A better solution is to pass a schema to your csv file (column names and types).

mergeSchema is pretty interesting , but it does not always work or give the results you want.

Sebastian · ‎11-11-2021

Next thing you can do is if its a full load goto the underlying storage and delete the physical delta table and do a full reload. if you dont have too much time to research on options

dataEngineer3 · ‎11-10-2021

Thanks Werners for your Reply,

How to pass schema(ColumnName && Types) to CSV file ??

-werners- · ‎11-10-2021

That can be done directly in the SQL (with the COPY INTO function) or by using dataframes (classic way).
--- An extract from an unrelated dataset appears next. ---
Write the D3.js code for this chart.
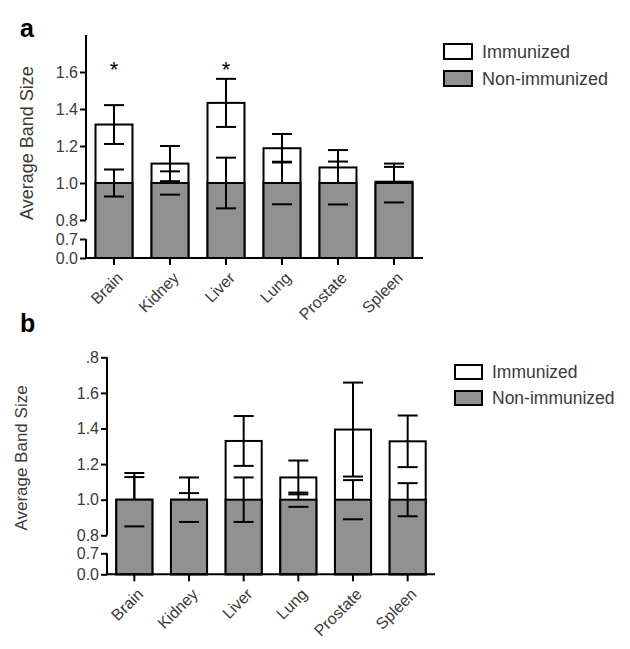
<!DOCTYPE html>
<html>
<head>
<meta charset="utf-8">
<script src="https://cdn.jsdelivr.net/npm/d3@7"></script>
<style>
  html, body { margin: 0; padding: 0; background: #fff; }
  svg { display: block; font-family: "Liberation Sans", Arial, sans-serif; }
</style>
</head>
<body>
<svg id="chart" width="630" height="649"></svg>
<script>
// ---------- data ----------
const categories = ["Brain", "Kidney", "Liver", "Lung", "Prostate", "Spleen"];
const seriesNames = ["Immunized", "Non-immunized"];

// panel a
const aImmunized       = [1.316, 1.105, 1.433, 1.188, 1.084, 1.007];
const aImmunizedErr    = [0.105, 0.095, 0.130, 0.077, 0.094, 0.080];
const aNonImmunized    = [1.0, 1.0, 1.0, 1.0, 1.0, 1.0];
const aNonImmunizedErr = [0.073, 0.063, 0.137, 0.115, 0.116, 0.105];
const aFullWhisker     = [true, false, true, false, false, false];
const aSignificance    = ["*", "", "*", "", "", ""];
const aTickValues      = [0, 0.7, 0.8, 1.0, 1.2, 1.4, 1.6];
const aTickLabels      = ["0.0", "0.7", "0.8", "1.0", "1.2", "1.4", "1.6"];

// panel b
const bImmunized       = [1.0, 1.0, 1.330, 1.125, 1.394, 1.328];
const bImmunizedErr    = [0.127, 0.037, 0.140, 0.095, 0.264, 0.145];
const bNonImmunized    = [1.0, 1.0, 1.0, 1.0, 1.0, 1.0];
const bNonImmunizedErr = [0.150, 0.125, 0.125, 0.040, 0.110, 0.093];
const bFullWhisker     = [false, false, true, false, false, true];
const bSignificance    = ["", "", "", "", "", ""];
const bTickValues      = [0, 0.7, 0.8, 1.0, 1.2, 1.4, 1.6, 1.8];
const bTickLabels      = ["0.0", "0.7", "0.8", "1.0", "1.2", "1.4", "1.6", ".8"];

const yLabel = "Average Band Size";
const GREY = "#919191";
const TEXT = "#3a3a3a";

const svg = d3.select("#chart");

function drawPanel(p) {
  const g = svg.append("g");
  // broken (piecewise) y scale
  const y = d3.scaleLinear()
    .domain([0, 0.7, 0.8, 1.8])
    .range([p.y0, p.y07, p.y08, p.yTop]);
  const x = d3.scaleBand()
    .domain(categories)
    .range([p.xStart, p.xEnd])
    .paddingInner(0.34)
    .paddingOuter(0.17);
  const bw = x.bandwidth();
  const cx = d => x(d) + bw / 2;
  const capW = 10;

  // panel letter
  g.append("text").attr("x", p.letterX).attr("y", p.letterY)
    .attr("font-size", 25).attr("font-weight", "bold").attr("fill", "#000")
    .text(p.letter);

  // y axis ticks + labels
  const yAxis = d3.axisLeft(y).tickValues(p.tickValues)
    .tickFormat((d, i) => p.tickLabels[i]).tickSize(6).tickPadding(2);
  const ya = g.append("g").attr("transform", `translate(${p.xAxis},0)`).call(yAxis);
  ya.select(".domain").remove();
  ya.selectAll(".tick line").attr("stroke", "#000").attr("stroke-width", 2);
  ya.selectAll(".tick text").attr("font-size", p.tickFont).attr("fill", TEXT)
    .attr("font-family", "Liberation Sans, Arial, sans-serif");
  // broken axis segments
  g.append("line").attr("x1", p.xAxis).attr("x2", p.xAxis)
    .attr("y1", y(1.8)).attr("y2", y(0.8)).attr("stroke", "#000").attr("stroke-width", 2);
  g.append("line").attr("x1", p.xAxis).attr("x2", p.xAxis)
    .attr("y1", y(0.7)).attr("y2", y(0) + 1).attr("stroke", "#000").attr("stroke-width", 2);

  // y label
  g.append("text")
    .attr("transform", `translate(${p.yLabelX},${p.yLabelY}) rotate(-90)`)
    .attr("text-anchor", "middle").attr("dy", "0.35em")
    .attr("font-size", p.yLabelFont).attr("fill", TEXT).text(yLabel);

  // immunized bars (behind)
  g.selectAll(".imm").data(categories).join("rect")
    .attr("x", d => x(d)).attr("width", bw)
    .attr("y", (d, i) => y(p.imm[i]))
    .attr("height", (d, i) => y(0) - y(p.imm[i]))
    .attr("fill", "#fff").attr("stroke", "#000").attr("stroke-width", 2);
  // immunized error bars
  categories.forEach((c, i) => {
    const hi = p.imm[i] + p.immErr[i], lo = p.imm[i] - p.immErr[i];
    g.append("line").attr("x1", cx(c)).attr("x2", cx(c)).attr("y1", y(hi)).attr("y2", y(lo))
      .attr("stroke", "#000").attr("stroke-width", 2);
    [hi, lo].forEach(v => g.append("line")
      .attr("x1", cx(c) - capW).attr("x2", cx(c) + capW).attr("y1", y(v)).attr("y2", y(v))
      .attr("stroke", "#000").attr("stroke-width", 2));
  });
  // non-immunized bars (front)
  g.selectAll(".non").data(categories).join("rect")
    .attr("x", d => x(d)).attr("width", bw)
    .attr("y", (d, i) => y(p.non[i]))
    .attr("height", (d, i) => y(0) - y(p.non[i]))
    .attr("fill", GREY).attr("stroke", "#000").attr("stroke-width", 2);
  // non-immunized error bars
  categories.forEach((c, i) => {
    const hi = p.non[i] + p.nonErr[i], lo = p.non[i] - p.nonErr[i];
    g.append("line").attr("x1", cx(c)).attr("x2", cx(c))
      .attr("y1", y(hi)).attr("y2", p.full[i] ? y(lo) : y(p.non[i]))
      .attr("stroke", "#000").attr("stroke-width", 2);
    [hi, lo].forEach(v => g.append("line")
      .attr("x1", cx(c) - capW).attr("x2", cx(c) + capW).attr("y1", y(v)).attr("y2", y(v))
      .attr("stroke", "#000").attr("stroke-width", 2));
  });

  // significance
  g.selectAll(".sig").data(categories).join("text")
    .attr("x", d => cx(d)).attr("y", p.sigY).attr("text-anchor", "middle")
    .attr("font-size", 22).attr("fill", "#000")
    .text((d, i) => p.sig[i]);

  // x axis
  g.append("line").attr("x1", p.xAxis - 1).attr("x2", p.xAxisEnd)
    .attr("y1", y(0)).attr("y2", y(0)).attr("stroke", "#000").attr("stroke-width", 2);
  categories.forEach(c => {
    g.append("line").attr("x1", cx(c)).attr("x2", cx(c)).attr("y1", y(0)).attr("y2", y(0) + 7)
      .attr("stroke", "#000").attr("stroke-width", 2);
    g.append("text")
      .attr("transform", `translate(${cx(c) + 2},${y(0) + 13}) rotate(-45)`)
      .attr("text-anchor", "end").attr("dy", "0.7em")
      .attr("font-size", 16).attr("fill", TEXT).text(c);
  });

  // legend
  const fills = ["#fff", GREY];
  seriesNames.forEach((s, i) => {
    const yy = p.legY + i * p.legStep;
    g.append("rect").attr("x", p.legX).attr("y", yy).attr("width", p.legW).attr("height", p.legH)
      .attr("fill", fills[i]).attr("stroke", "#000").attr("stroke-width", 2);
    g.append("text").attr("x", p.legX + p.legW + 10).attr("y", yy + p.legH / 2)
      .attr("dy", "0.36em").attr("font-size", p.legFont).attr("fill", TEXT).text(s);
  });
}

drawPanel({
  letter: "a", letterX: 20, letterY: 37,
  y0: 258, y07: 239, y08: 220, yTop: 35,
  xAxis: 86, xStart: 86, xEnd: 422, xAxisEnd: 423,
  tickValues: aTickValues, tickLabels: aTickLabels, tickFont: 16,
  yLabelX: 27, yLabelY: 143, yLabelFont: 18,
  imm: aImmunized, immErr: aImmunizedErr, non: aNonImmunized, nonErr: aNonImmunizedErr,
  full: aFullWhisker, sig: aSignificance, sigY: 77,
  legX: 444, legY: 44, legW: 28, legH: 15, legStep: 27, legFont: 18
});

drawPanel({
  letter: "b", letterX: 20, letterY: 332,
  y0: 574.3, y07: 553.3, y08: 535.3, yTop: 357.3,
  xAxis: 107, xStart: 107, xEnd: 435, xAxisEnd: 435,
  tickValues: bTickValues, tickLabels: bTickLabels, tickFont: 16,
  yLabelX: 21, yLabelY: 458, yLabelFont: 17,
  imm: bImmunized, immErr: bImmunizedErr, non: bNonImmunized, nonErr: bNonImmunizedErr,
  full: bFullWhisker, sig: bSignificance, sigY: 340,
  legX: 455, legY: 365, legW: 27, legH: 14, legStep: 26, legFont: 17.5
});
</script>
</body>
</html>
As you started out with SQL:

-- The example below loads CSV files without headers on ADLS Gen2 using COPY INTO.
-- By casting the data and renaming the columns, you can put the data in the schema you want
COPY INTO delta.`abfss://container@storageAccount.dfs.core.windows.net/deltaTables/target`
FROM (
  SELECT _c0::bigint key, _c1::int index, _c2 textData
  FROM 'abfss://container@storageAccount.dfs.core.windows.net/base/path'
)
FILEFORMAT = CSV
PATTERN = 'folder1/file_[a-g].csv'

(Snippet from the Azure Docs)

There is also an 'inferSchema' option which will try to determine the schema itself (by reading the data twice). But the quality of the result varies, it might not give you the result you expected (doubleType instead of decimalType etc) and it is slower (because you read 2 times).

Using dataframes is similar, but you read the csv using pyspark/scala with a manually defined schema or inferSchema

(https://sparkbyexamples.com/spark/spark-read-csv-file-into-dataframe/)

dataEngineer3 · ‎11-11-2021

Thanks wernes for your quick response.

Here i am having table with 6 columns but how to pass these 6 column names in select command SELECT _c0::bigint key, _c1::int index, _c2 textData
you mean _c0,_C1 are the columns names ??